Air University of Shahid Sattari, Tehran, Iran
K.N.Toosi University of Technology, Center of Excellence for Design and Simulation of Space Systems, Tehran, Iran
In this paper the effects of ice accretion on the pressure distribution and the aerodynamic coefficients in a cascade of stator blades were experimentally investigated. Experiments were conducted on a stage 67A type stator Controlled-Diffusion blades, which represent the mid-span of the first stage of the stator for a high-bypass turbofan engine. The measurements were carried out over a range of cascade angle of attack from 20 to 45 at Reynolds number of 500000. Experimental blade surface pressure coefficient distribution, lift and drag force coefficients, and momentum coefficients for clean blades were compared with those of the iced blades and the effects of ice accretion on these parameters were discussed. It is observed that the ice accretion on the blades causes the formation of flow bubble on the pressure side, downstream of the leading edge. By increasing the angle of attack from 20 to 35 , the bubble length decreases and the pressure coefficient increases inside the bubble region, constantly.
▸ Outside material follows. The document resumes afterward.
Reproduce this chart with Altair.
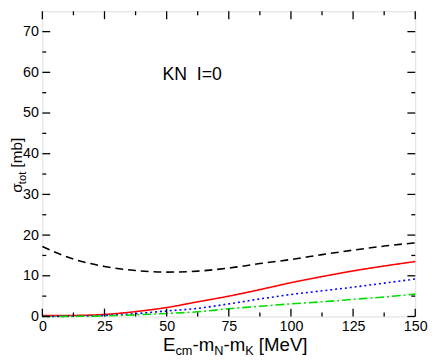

In addition, for the iced blades the diffusion points at the suction side come closer to the trailing edge. In addition, it is found that by increasing the angle of attack up to 35 , the ice accretion has no significant effect on the lift coefficient but the drag coefficient increases comparing with the clean blades. More over at 40 and 45 , by increasing the flow interference effects between the blades, the iced blades experience higher lift and lower drag in comparison with the clean ones.